NOTE: We highly recommend having a gpu for generative transforms like this one.
This transformation takes in a set of inputs and targets, blends the sentences together and generates a new target label that reflects the ratio of words contributed from each of the source sentences. It produces a soft label that reflects mixed class membership and forces the model to differentiate classes with greater degrees of nuance.
transform = SentMix()
in_text = ["The characters are unlikeable and the script is awful. It's a waste of the talents of Deneuve and Auteuil.",
"Unwatchable. You can't even make it past the first three minutes. And this is coming from a huge Adam Sandler fan!!1",
"An unfunny, unworthy picture which is an undeserving end to Peter Sellers' career. It is a pity this movie was ever made.",
"I think it's one of the greatest movies which are ever made, and I've seen many... The book is better, but it's still a very good movie!",
"The only thing serious about this movie is the humor. Well worth the rental price. I'll bet you watch it twice. It's obvious that Sutherland enjoyed his role.",
"Touching; Well directed autobiography of a talented young director/producer. A love story with Rabin's assassination in the background. Worth seeing"
]
in_target = [0, 0, 0, 1, 1, 1] # (imdb dataset 0=negative, 1=positive)
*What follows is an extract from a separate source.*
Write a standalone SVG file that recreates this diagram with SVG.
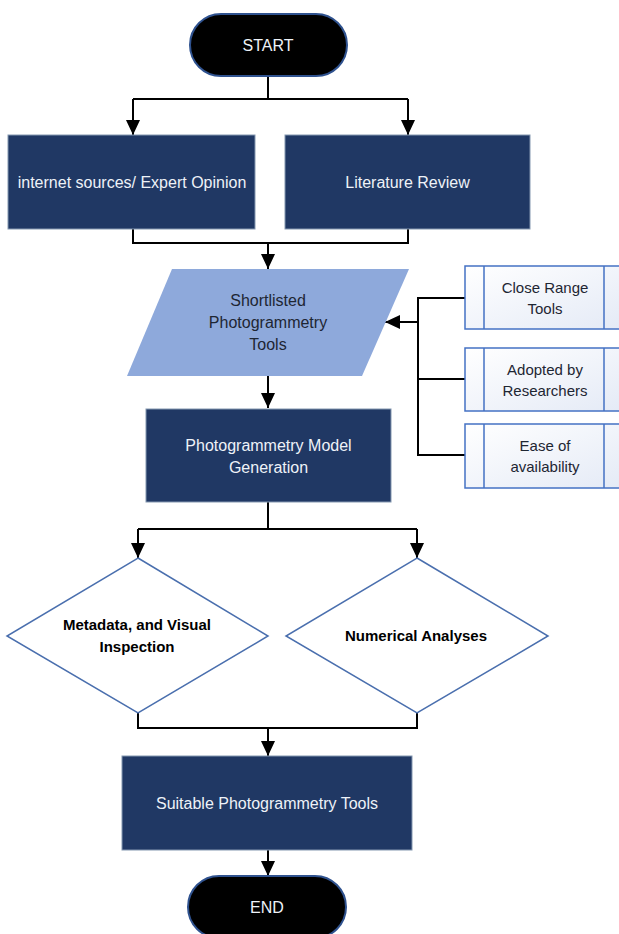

new_text, new_target = transform((in_text, in_target), num_classes=2)
print(new_text[0])
print(new_target[0])
'The book is better, but it\'s still a very good movie!" It\'s a waste of the talents of Deneuve and Auteuil. I think it\'s one of the greatest movies which are ever made, and I\'ve seen many... b"The characters are unlikeable and the script is awful.',
[0.4380165289256198, 0.5619834710743802]
To recreate the evaluations performed for the paper, you can run the scripts provided in the eval
folder after installing Sibyl
. First, generate the datasets (to avoid variability from random seed selections), then run each of the rq_*.py
files. Note that this will take an incredibly long time to process.